Tuesday, May 22, 2018

Allonsanfan, Taviania brothers, 1974

The desire to dance together is the death of revolution. The yearning for an imaginary wholeness, for a magical becoming one with the revolutionary subject will lead bourgeois idealists into doom. This is such a powerful rejection of leftist romanticism (and probably one of the most thought-through post-68 films), because it evokes its very textures: a world almost entirely made up of homosocial camaraderie, rousing music, color cues, proud but sexy and willing women.

Of course, for the Tavianis in 1974 this systematic denunciation of leftist naivete wasn't an end in itself, but pointed towards a more analytical marxist perspective. When the security of an all-encompassing macro-perspective like that is gone, too, the film suddenly feels much more bitter...

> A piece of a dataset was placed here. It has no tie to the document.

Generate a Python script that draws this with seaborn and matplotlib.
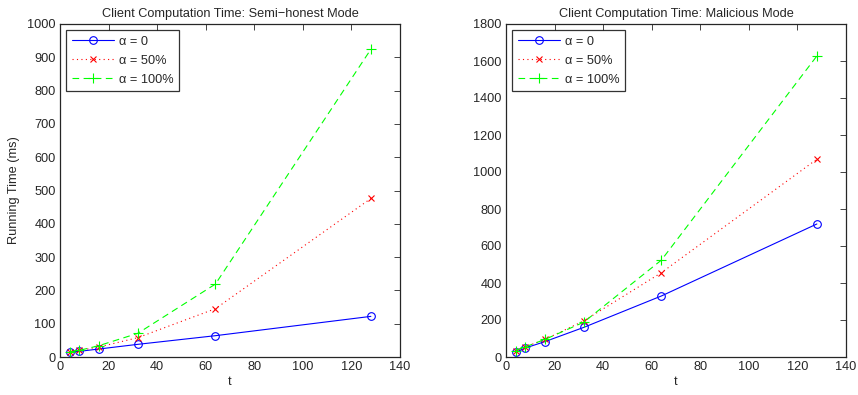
import matplotlib
matplotlib.use("Agg")
import matplotlib.pyplot as plt
import seaborn as sns

# Values
t_values = [4, 8, 16, 32, 64, 128]

semi_alpha0 = [15, 17, 24, 38, 64, 122]
semi_alpha50 = [15, 20, 30, 58, 145, 476]
semi_alpha100 = [15, 20, 34, 71, 219, 924]

mal_alpha0 = [25, 49, 83, 160, 330, 719]
mal_alpha50 = [35, 55, 95, 195, 456, 1069]
mal_alpha100 = [35, 55, 95, 188, 524, 1627]

series_labels = ["\u03b1 = 0", "\u03b1 = 50%", "\u03b1 = 100%"]
titles = ["Client Computation Time: Semi\u2212honest Mode",
          "Client Computation Time: Malicious Mode"]

FS = 9.2


def draw_panel(ax, values, title, ymax, ystep, ylabel=None):
    styles = [
        dict(color=(0, 0, 1), linestyle="-", marker="o", markersize=5.5,
             markerfacecolor="none", markeredgecolor=(0, 0, 1),
             markeredgewidth=0.8, linewidth=0.8),
        dict(color=(1, 0, 0), linestyle=(0, (1, 3)), marker="x", markersize=4,
             markeredgecolor=(1, 0, 0), markeredgewidth=0.8, linewidth=0.8),
        dict(color=(0, 1, 0), linestyle=(0, (6, 4)), marker="+", markersize=6.5,
             markeredgecolor=(0, 1, 0), markeredgewidth=0.8, linewidth=0.8),
    ]
    for vals, label, st in zip(values, series_labels, styles):
        sns.lineplot(x=t_values, y=vals, ax=ax, label=label, **st)

    ax.set_xlim(0, 140)
    ax.set_ylim(0, ymax)
    ax.set_xticks(range(0, 141, 20))
    ax.set_yticks(range(0, ymax + 1, ystep))
    ax.tick_params(direction="in", top=True, right=True, labelsize=FS,
                   length=4, width=0.6, pad=3)
    for sp in ax.spines.values():
        sp.set_linewidth(0.9)
    ax.set_title(title, fontsize=FS, pad=5)
    ax.set_xlabel("t", fontsize=FS, labelpad=2)
    if ylabel:
        ax.set_ylabel(ylabel, fontsize=FS, labelpad=5)
    else:
        ax.set_ylabel("")
    leg = ax.legend(loc="upper left", fontsize=FS, frameon=True, fancybox=False,
                    edgecolor="black", handlelength=3.3, borderaxespad=0.5,
                    labelspacing=0.55, handletextpad=0.4, borderpad=0.4)
    leg.get_frame().set_linewidth(0.9)


def main():
    sns.set_style("white")
    plt.rcParams["font.family"] = ["Liberation Sans", "DejaVu Sans"]

    fig = plt.figure(figsize=(8.58, 3.95), dpi=100)
    ax1 = fig.add_axes([60 / 858, 38 / 395, 340 / 858, 333 / 395])
    ax2 = fig.add_axes([506 / 858, 38 / 395, 340 / 858, 333 / 395])

    draw_panel(ax1, [semi_alpha0, semi_alpha50, semi_alpha100], titles[0],
               1000, 100, ylabel="Running Time (ms)")
    draw_panel(ax2, [mal_alpha0, mal_alpha50, mal_alpha100], titles[1],
               1800, 200)

    fig.savefig("out.png", dpi=100)


if __name__ == "__main__":
    main()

What is left today is still not pure cynicism, though, but a fascinating film constantly switching between conceptual denseness and a more loose, novelistic tone. Only the protagonist himself feels a little overwrote sometimes - Mastroianni doesn't need all this psychological and sociological burden, he works best, when he is just a soft cypher, a vaguely incongruous, overwhelmed body thrown into history. Because he so clearly is someone not made to fight, but to be petted, adored and caressed.

Watching Allonsanfan today is a nostalgic experience. What I'm longing for isn't the politics of the 70s, though, but a time when aesthtics still could be mobilized, more or less wholesale, for abstract ideas.